* Directions for this task *
Count how many lines hold the word "matplotlib" and give that number as the whole answer.

* Data shown *
◇ ◇ ◇ ◇ ◇ ◇ ◇

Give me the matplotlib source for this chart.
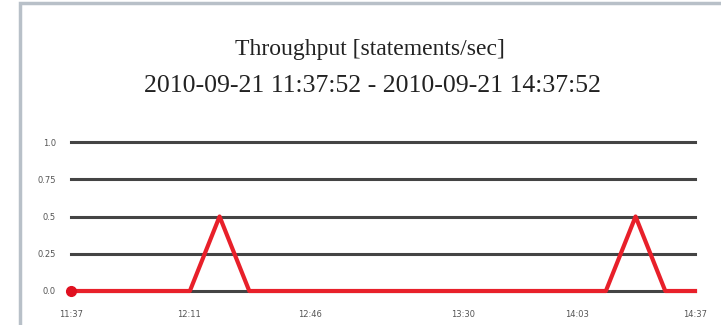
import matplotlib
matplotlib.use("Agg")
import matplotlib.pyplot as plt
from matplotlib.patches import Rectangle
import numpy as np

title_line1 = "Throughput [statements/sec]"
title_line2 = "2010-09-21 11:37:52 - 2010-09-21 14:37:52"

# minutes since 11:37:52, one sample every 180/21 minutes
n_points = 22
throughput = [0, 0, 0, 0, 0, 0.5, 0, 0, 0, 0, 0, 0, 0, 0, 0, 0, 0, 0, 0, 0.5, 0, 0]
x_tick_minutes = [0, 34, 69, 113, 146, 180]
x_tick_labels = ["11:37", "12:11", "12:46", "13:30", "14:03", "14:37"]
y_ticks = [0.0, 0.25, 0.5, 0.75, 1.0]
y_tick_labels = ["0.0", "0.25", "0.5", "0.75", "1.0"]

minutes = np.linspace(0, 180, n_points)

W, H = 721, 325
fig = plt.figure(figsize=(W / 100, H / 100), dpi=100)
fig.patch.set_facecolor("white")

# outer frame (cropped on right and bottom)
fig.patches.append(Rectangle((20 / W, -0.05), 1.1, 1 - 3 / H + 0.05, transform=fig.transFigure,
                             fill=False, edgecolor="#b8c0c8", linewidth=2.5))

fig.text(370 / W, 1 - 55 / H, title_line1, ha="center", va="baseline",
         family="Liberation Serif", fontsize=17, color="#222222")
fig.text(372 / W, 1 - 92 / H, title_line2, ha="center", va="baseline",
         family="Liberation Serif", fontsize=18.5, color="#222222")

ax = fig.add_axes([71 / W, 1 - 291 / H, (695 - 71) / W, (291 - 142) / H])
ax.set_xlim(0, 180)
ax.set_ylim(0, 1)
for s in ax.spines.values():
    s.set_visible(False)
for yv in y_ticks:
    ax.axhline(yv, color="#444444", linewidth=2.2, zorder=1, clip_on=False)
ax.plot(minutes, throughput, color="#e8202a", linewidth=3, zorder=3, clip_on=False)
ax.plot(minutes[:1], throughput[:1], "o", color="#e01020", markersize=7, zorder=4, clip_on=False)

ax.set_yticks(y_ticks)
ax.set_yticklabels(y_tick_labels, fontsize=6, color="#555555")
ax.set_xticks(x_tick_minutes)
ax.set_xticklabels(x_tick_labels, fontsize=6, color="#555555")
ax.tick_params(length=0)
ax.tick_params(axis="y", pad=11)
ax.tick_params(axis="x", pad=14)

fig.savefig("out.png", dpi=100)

◇ ◇ ◇ ◇ ◇ ◇ ◇

* Response *
5